In contradiction to a number of other authors (sample ref below), Gerrit Coddens, at France’s prestigious Ecole Poytechnique, asserts that:
2.2 Preliminary caveat: Spinors do not build a vector space
As we will see, spinors in $SU(2)$ do not build a vector space but a curved manifold. This is almost never clearly spelled out. A consequence of this is that physicists believe that the linearity of the Dirac equation (and the Schrödinger equation) implies the superposition principle in QM, which is wrong because the spinors are not building a vector space. In this respect Cartan stated that physicists are using spinors like vectors. This confusion plays a major rôle in one of the meanest paradoxes of QM, viz. the double-slit experiment.
…in his recent preprint submitted to the HAL archives in March 2021: “The geometrical meaning of spinors as a key to make sense of quantum mechanics. 2021. ffhal-03175981” available through https://hal.archives-ouvertes.fr/hal-03175981/documenthttps://hal.archives-ouvertes.fr/hal-03175981 (where the download button refers to it, confusingly, as Spinors and Dirac 4.pdf) . The same view has been developed via an earlier and perhaps better-known paper “Spinors for everyone” (accessible in browsers) and his seductively-titled book published in 2015 From Spinors To Quantum Mechanics.
Authors stating that spinors do form a vector space include Jean Hladik’s crystal clear “Spinors in Physics” Springer 1999 (p. 24), as well as the standard https://en.wikipedia.org/wiki/Spinor .

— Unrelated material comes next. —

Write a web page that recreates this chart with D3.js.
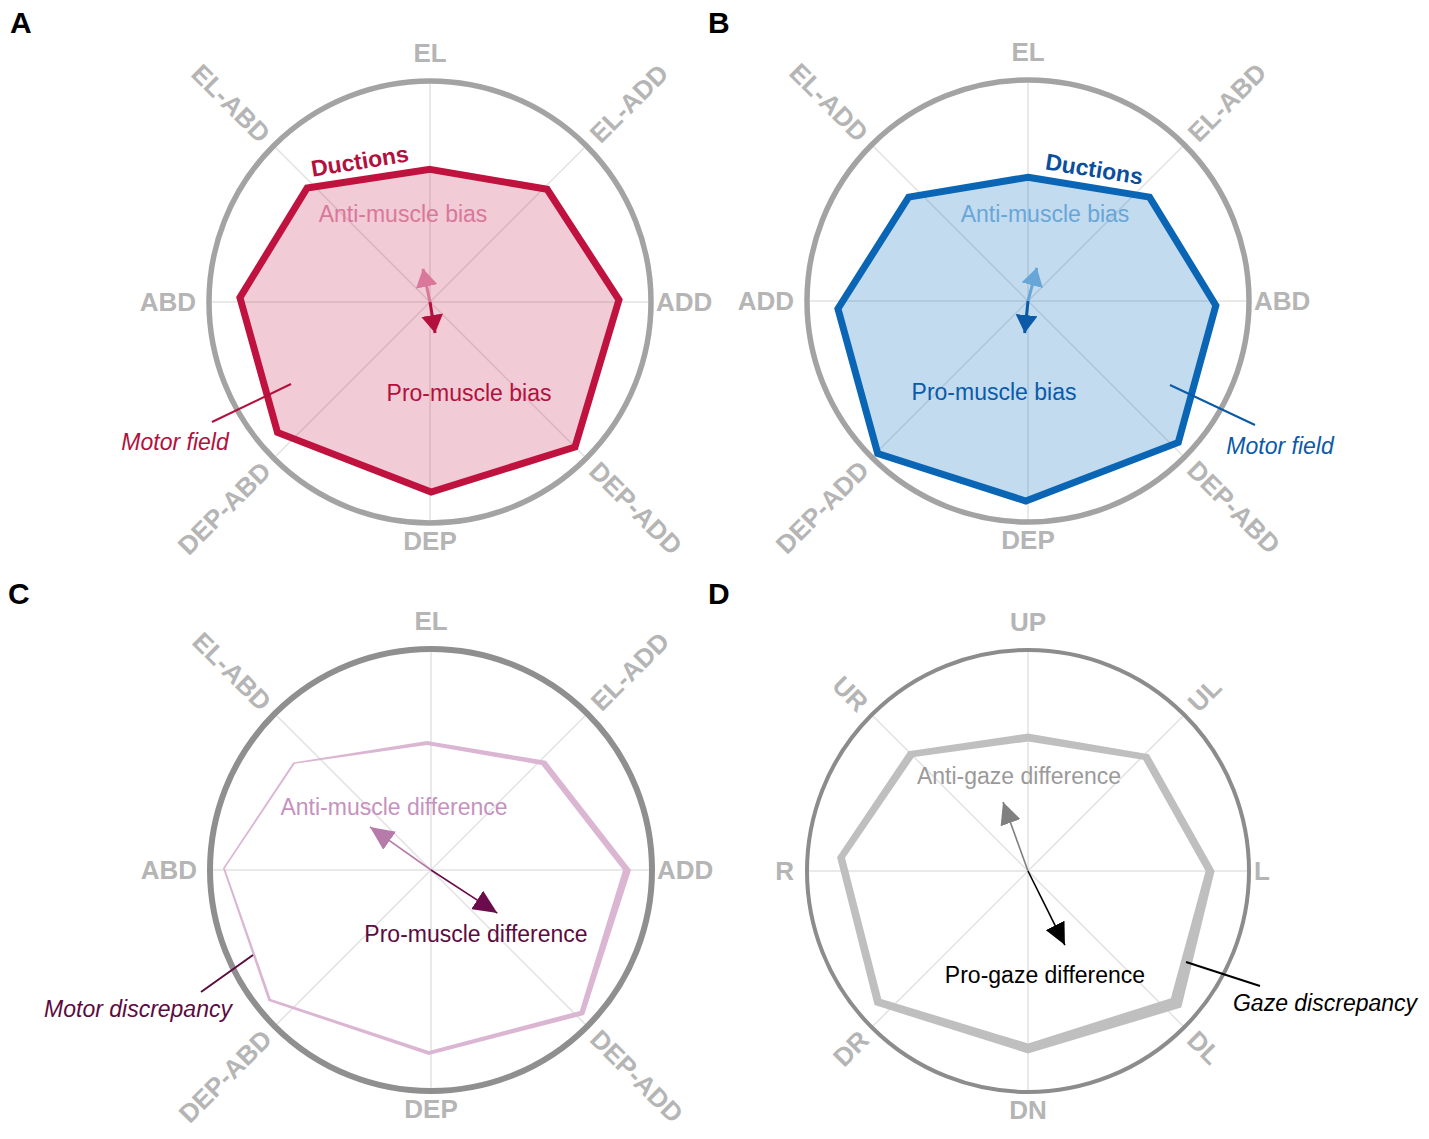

While attracted to Coddens’s stated promise to: " provide the reader with a perfect intuitive insight about what is going on behind the scenes of the spinor algebra" and also to "make sense of QM" I am loathe to spend time on what may be a mathematical statement at variance to conventional definitions.
My question is therefore “Do spinors in general form a vector space, or do they do so only in restricted cases?”